REQUIREMENTS >> Reproduce the listing below exactly, minus its pictures.

SOURCE DATA >>
•••••

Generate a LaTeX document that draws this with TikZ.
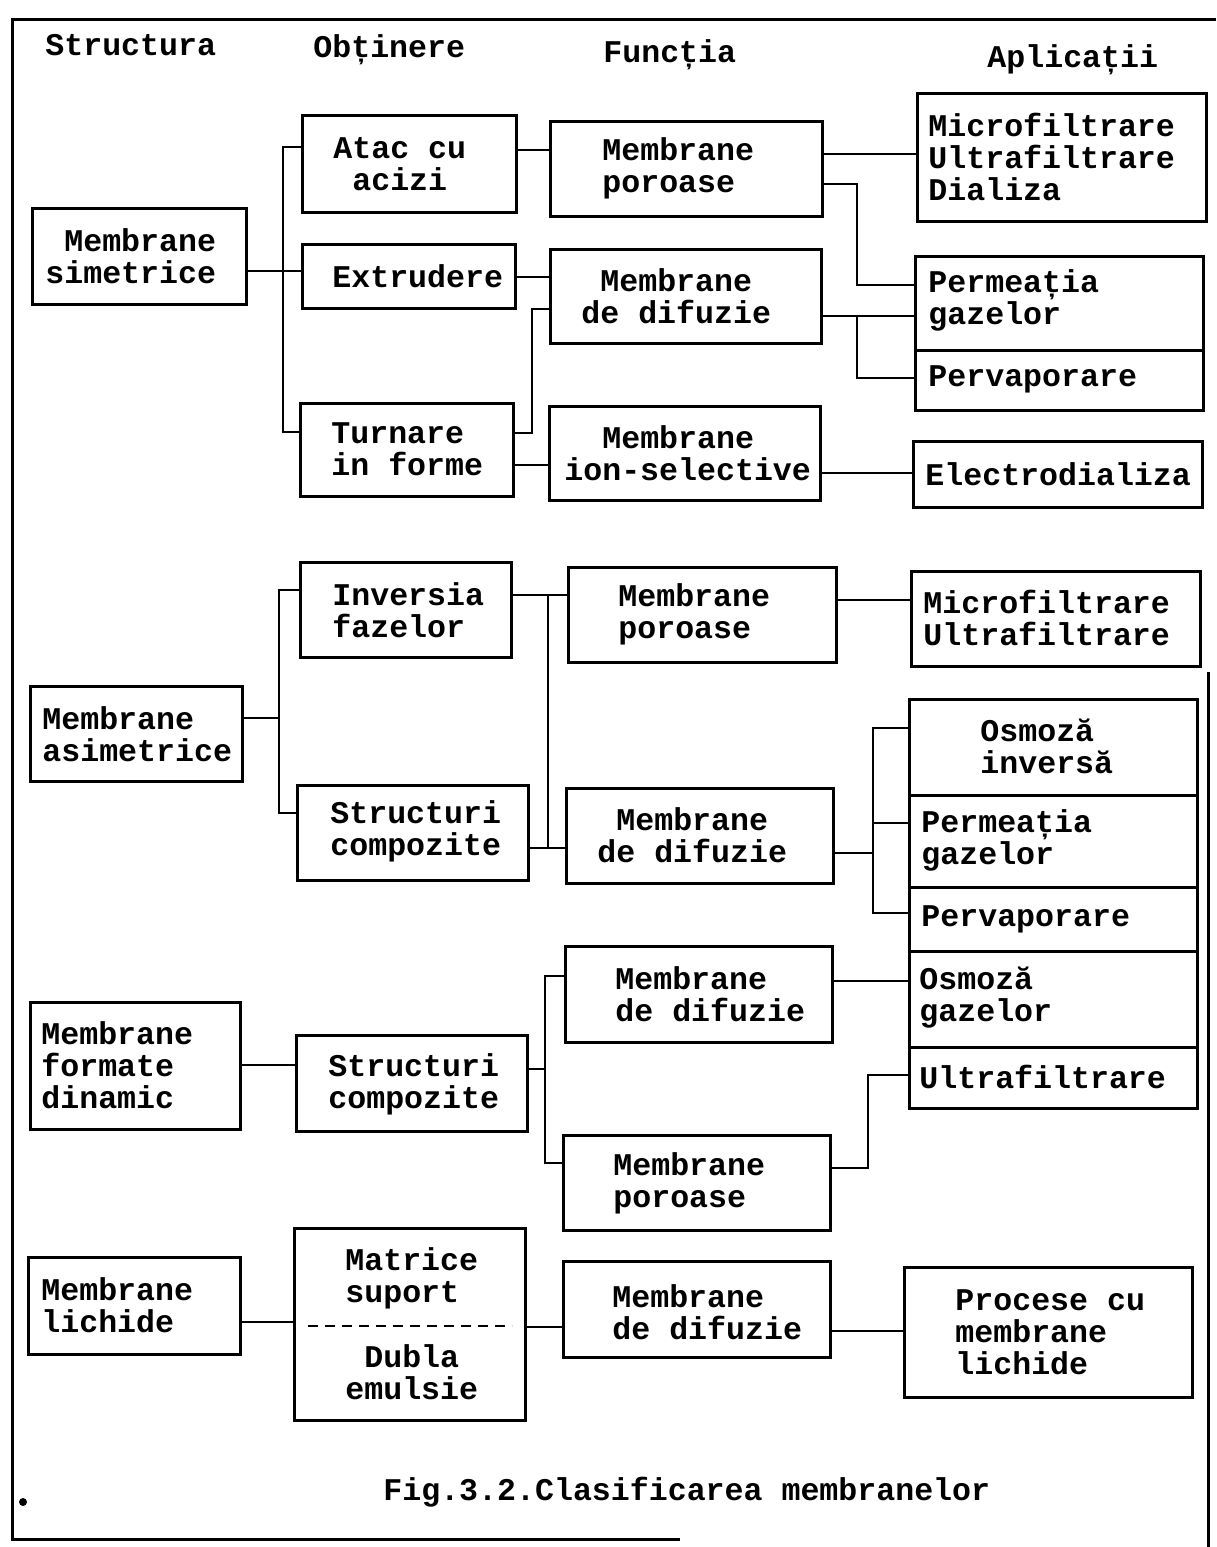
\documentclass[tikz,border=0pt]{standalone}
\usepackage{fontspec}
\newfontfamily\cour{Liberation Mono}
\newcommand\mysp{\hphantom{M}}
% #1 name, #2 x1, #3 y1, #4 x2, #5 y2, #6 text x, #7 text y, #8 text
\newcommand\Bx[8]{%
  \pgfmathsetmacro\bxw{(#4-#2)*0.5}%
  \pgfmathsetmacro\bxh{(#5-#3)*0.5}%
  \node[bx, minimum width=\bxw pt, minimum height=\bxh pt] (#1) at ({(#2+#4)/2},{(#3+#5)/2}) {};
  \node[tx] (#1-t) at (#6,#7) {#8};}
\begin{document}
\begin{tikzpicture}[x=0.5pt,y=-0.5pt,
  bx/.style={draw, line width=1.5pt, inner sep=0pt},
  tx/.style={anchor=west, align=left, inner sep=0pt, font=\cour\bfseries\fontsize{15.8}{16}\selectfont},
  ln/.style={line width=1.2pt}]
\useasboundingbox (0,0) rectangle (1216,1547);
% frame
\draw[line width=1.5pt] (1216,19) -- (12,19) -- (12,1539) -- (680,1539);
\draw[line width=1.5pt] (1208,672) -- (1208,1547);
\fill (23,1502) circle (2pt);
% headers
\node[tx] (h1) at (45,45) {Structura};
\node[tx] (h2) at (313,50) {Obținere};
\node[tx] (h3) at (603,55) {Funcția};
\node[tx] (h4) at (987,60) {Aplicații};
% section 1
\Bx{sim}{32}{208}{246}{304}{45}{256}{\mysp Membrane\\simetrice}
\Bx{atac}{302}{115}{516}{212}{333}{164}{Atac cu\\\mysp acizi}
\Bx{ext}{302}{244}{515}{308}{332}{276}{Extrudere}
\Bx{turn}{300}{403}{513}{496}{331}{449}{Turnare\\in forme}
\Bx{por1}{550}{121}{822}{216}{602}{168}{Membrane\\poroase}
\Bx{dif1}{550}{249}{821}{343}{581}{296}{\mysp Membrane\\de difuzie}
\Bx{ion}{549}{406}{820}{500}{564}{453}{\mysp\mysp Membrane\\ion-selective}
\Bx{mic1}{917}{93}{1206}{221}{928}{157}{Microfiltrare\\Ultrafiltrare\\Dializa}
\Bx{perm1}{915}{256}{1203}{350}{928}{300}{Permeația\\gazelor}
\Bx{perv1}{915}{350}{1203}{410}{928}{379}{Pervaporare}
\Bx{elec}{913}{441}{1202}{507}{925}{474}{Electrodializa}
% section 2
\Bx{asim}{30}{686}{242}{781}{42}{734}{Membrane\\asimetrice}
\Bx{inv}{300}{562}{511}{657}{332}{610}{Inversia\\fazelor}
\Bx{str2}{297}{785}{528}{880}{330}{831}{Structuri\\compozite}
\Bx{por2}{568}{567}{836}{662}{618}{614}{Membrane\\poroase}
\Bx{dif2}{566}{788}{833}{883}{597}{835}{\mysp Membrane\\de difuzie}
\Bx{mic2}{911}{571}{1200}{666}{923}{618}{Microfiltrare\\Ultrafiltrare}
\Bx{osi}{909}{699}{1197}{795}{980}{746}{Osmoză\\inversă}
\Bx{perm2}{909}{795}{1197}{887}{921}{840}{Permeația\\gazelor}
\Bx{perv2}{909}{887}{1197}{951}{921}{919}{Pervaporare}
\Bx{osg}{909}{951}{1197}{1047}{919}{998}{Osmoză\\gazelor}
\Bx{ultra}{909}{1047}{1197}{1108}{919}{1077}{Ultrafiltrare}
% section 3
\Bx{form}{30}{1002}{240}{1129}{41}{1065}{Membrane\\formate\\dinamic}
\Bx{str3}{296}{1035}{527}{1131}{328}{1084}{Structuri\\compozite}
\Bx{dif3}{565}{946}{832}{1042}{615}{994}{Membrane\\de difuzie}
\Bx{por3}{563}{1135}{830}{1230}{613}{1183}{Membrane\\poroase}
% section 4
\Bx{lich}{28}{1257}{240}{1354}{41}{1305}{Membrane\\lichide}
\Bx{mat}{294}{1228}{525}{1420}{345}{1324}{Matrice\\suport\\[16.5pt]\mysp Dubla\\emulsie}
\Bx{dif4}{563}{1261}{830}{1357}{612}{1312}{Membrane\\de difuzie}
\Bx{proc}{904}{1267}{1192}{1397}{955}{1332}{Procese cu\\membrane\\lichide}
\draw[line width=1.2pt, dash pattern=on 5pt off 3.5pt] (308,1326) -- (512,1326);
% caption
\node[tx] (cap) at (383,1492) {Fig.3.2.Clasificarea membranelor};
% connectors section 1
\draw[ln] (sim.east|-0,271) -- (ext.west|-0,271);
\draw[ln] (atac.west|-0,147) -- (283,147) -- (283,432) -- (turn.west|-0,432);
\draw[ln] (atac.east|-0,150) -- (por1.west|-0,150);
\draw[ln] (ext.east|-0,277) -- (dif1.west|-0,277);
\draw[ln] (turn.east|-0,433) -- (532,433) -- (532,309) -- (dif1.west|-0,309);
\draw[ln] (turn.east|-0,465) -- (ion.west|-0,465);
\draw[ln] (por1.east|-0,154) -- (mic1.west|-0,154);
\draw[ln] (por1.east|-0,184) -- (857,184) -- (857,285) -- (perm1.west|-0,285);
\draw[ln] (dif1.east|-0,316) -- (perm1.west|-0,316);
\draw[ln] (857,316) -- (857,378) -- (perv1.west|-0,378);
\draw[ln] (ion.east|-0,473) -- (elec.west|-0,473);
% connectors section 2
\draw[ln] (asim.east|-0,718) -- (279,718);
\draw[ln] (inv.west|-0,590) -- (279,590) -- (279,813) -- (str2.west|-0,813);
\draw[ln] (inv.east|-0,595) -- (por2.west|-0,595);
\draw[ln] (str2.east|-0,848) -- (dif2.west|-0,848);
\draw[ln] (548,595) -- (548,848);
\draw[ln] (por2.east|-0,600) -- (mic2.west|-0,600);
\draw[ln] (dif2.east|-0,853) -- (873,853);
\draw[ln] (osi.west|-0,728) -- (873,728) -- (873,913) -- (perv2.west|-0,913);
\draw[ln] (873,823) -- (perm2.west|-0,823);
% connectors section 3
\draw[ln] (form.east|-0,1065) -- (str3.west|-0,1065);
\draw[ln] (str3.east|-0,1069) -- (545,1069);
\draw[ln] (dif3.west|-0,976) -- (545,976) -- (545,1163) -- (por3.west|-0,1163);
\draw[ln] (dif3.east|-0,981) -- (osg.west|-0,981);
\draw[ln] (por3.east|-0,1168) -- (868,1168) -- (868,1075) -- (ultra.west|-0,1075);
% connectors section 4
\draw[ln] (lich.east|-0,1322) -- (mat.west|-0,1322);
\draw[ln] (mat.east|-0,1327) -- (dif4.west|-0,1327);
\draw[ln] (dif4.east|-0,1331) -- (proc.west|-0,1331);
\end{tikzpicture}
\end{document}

•••••

CORRECT RESULT >>
Generate a LaTeX document that draws this with TikZ.
\documentclass[tikz,border=0pt]{standalone}
\usepackage{fontspec}
\newfontfamily\cour{Liberation Mono}
\newcommand\mysp{\hphantom{M}}
% #1 name, #2 x1, #3 y1, #4 x2, #5 y2, #6 text x, #7 text y, #8 text
\newcommand\Bx[8]{%
  \pgfmathsetmacro\bxw{(#4-#2)*0.5}%
  \pgfmathsetmacro\bxh{(#5-#3)*0.5}%
  \node[bx, minimum width=\bxw pt, minimum height=\bxh pt] (#1) at ({(#2+#4)/2},{(#3+#5)/2}) {};
  \node[tx] (#1-t) at (#6,#7) {#8};}
\begin{document}
\begin{tikzpicture}[x=0.5pt,y=-0.5pt,
  bx/.style={draw, line width=1.5pt, inner sep=0pt},
  tx/.style={anchor=west, align=left, inner sep=0pt, font=\cour\bfseries\fontsize{15.8}{16}\selectfont},
  ln/.style={line width=1.2pt}]
\useasboundingbox (0,0) rectangle (1216,1547);
% frame
\draw[line width=1.5pt] (1216,19) -- (12,19) -- (12,1539) -- (680,1539);
\draw[line width=1.5pt] (1208,672) -- (1208,1547);
\fill (23,1502) circle (2pt);
% headers
\node[tx] (h1) at (45,45) {Structura};
\node[tx] (h2) at (313,50) {Obținere};
\node[tx] (h3) at (603,55) {Funcția};
\node[tx] (h4) at (987,60) {Aplicații};
% section 1
\Bx{sim}{32}{208}{246}{304}{45}{256}{\mysp Membrane\\simetrice}
\Bx{atac}{302}{115}{516}{212}{333}{164}{Atac cu\\\mysp acizi}
\Bx{ext}{302}{244}{515}{308}{332}{276}{Extrudere}
\Bx{turn}{300}{403}{513}{496}{331}{449}{Turnare\\in forme}
\Bx{por1}{550}{121}{822}{216}{602}{168}{Membrane\\poroase}
\Bx{dif1}{550}{249}{821}{343}{581}{296}{\mysp Membrane\\de difuzie}
\Bx{ion}{549}{406}{820}{500}{564}{453}{\mysp\mysp Membrane\\ion-selective}
\Bx{mic1}{917}{93}{1206}{221}{928}{157}{Microfiltrare\\Ultrafiltrare\\Dializa}
\Bx{perm1}{915}{256}{1203}{350}{928}{300}{Permeația\\gazelor}
\Bx{perv1}{915}{350}{1203}{410}{928}{379}{Pervaporare}
\Bx{elec}{913}{441}{1202}{507}{925}{474}{Electrodializa}
% section 2
\Bx{asim}{30}{686}{242}{781}{42}{734}{Membrane\\asimetrice}
\Bx{inv}{300}{562}{511}{657}{332}{610}{Inversia\\fazelor}
\Bx{str2}{297}{785}{528}{880}{330}{831}{Structuri\\compozite}
\Bx{por2}{568}{567}{836}{662}{618}{614}{Membrane\\poroase}
\Bx{dif2}{566}{788}{833}{883}{597}{835}{\mysp Membrane\\de difuzie}
\Bx{mic2}{911}{571}{1200}{666}{923}{618}{Microfiltrare\\Ultrafiltrare}
\Bx{osi}{909}{699}{1197}{795}{980}{746}{Osmoză\\inversă}
\Bx{perm2}{909}{795}{1197}{887}{921}{840}{Permeația\\gazelor}
\Bx{perv2}{909}{887}{1197}{951}{921}{919}{Pervaporare}
\Bx{osg}{909}{951}{1197}{1047}{919}{998}{Osmoză\\gazelor}
\Bx{ultra}{909}{1047}{1197}{1108}{919}{1077}{Ultrafiltrare}
% section 3
\Bx{form}{30}{1002}{240}{1129}{41}{1065}{Membrane\\formate\\dinamic}
\Bx{str3}{296}{1035}{527}{1131}{328}{1084}{Structuri\\compozite}
\Bx{dif3}{565}{946}{832}{1042}{615}{994}{Membrane\\de difuzie}
\Bx{por3}{563}{1135}{830}{1230}{613}{1183}{Membrane\\poroase}
% section 4
\Bx{lich}{28}{1257}{240}{1354}{41}{1305}{Membrane\\lichide}
\Bx{mat}{294}{1228}{525}{1420}{345}{1324}{Matrice\\suport\\[16.5pt]\mysp Dubla\\emulsie}
\Bx{dif4}{563}{1261}{830}{1357}{612}{1312}{Membrane\\de difuzie}
\Bx{proc}{904}{1267}{1192}{1397}{955}{1332}{Procese cu\\membrane\\lichide}
\draw[line width=1.2pt, dash pattern=on 5pt off 3.5pt] (308,1326) -- (512,1326);
% caption
\node[tx] (cap) at (383,1492) {Fig.3.2.Clasificarea membranelor};
% connectors section 1
\draw[ln] (sim.east|-0,271) -- (ext.west|-0,271);
\draw[ln] (atac.west|-0,147) -- (283,147) -- (283,432) -- (turn.west|-0,432);
\draw[ln] (atac.east|-0,150) -- (por1.west|-0,150);
\draw[ln] (ext.east|-0,277) -- (dif1.west|-0,277);
\draw[ln] (turn.east|-0,433) -- (532,433) -- (532,309) -- (dif1.west|-0,309);
\draw[ln] (turn.east|-0,465) -- (ion.west|-0,465);
\draw[ln] (por1.east|-0,154) -- (mic1.west|-0,154);
\draw[ln] (por1.east|-0,184) -- (857,184) -- (857,285) -- (perm1.west|-0,285);
\draw[ln] (dif1.east|-0,316) -- (perm1.west|-0,316);
\draw[ln] (857,316) -- (857,378) -- (perv1.west|-0,378);
\draw[ln] (ion.east|-0,473) -- (elec.west|-0,473);
% connectors section 2
\draw[ln] (asim.east|-0,718) -- (279,718);
\draw[ln] (inv.west|-0,590) -- (279,590) -- (279,813) -- (str2.west|-0,813);
\draw[ln] (inv.east|-0,595) -- (por2.west|-0,595);
\draw[ln] (str2.east|-0,848) -- (dif2.west|-0,848);
\draw[ln] (548,595) -- (548,848);
\draw[ln] (por2.east|-0,600) -- (mic2.west|-0,600);
\draw[ln] (dif2.east|-0,853) -- (873,853);
\draw[ln] (osi.west|-0,728) -- (873,728) -- (873,913) -- (perv2.west|-0,913);
\draw[ln] (873,823) -- (perm2.west|-0,823);
% connectors section 3
\draw[ln] (form.east|-0,1065) -- (str3.west|-0,1065);
\draw[ln] (str3.east|-0,1069) -- (545,1069);
\draw[ln] (dif3.west|-0,976) -- (545,976) -- (545,1163) -- (por3.west|-0,1163);
\draw[ln] (dif3.east|-0,981) -- (osg.west|-0,981);
\draw[ln] (por3.east|-0,1168) -- (868,1168) -- (868,1075) -- (ultra.west|-0,1075);
% connectors section 4
\draw[ln] (lich.east|-0,1322) -- (mat.west|-0,1322);
\draw[ln] (mat.east|-0,1327) -- (dif4.west|-0,1327);
\draw[ln] (dif4.east|-0,1331) -- (proc.west|-0,1331);
\end{tikzpicture}
\end{document}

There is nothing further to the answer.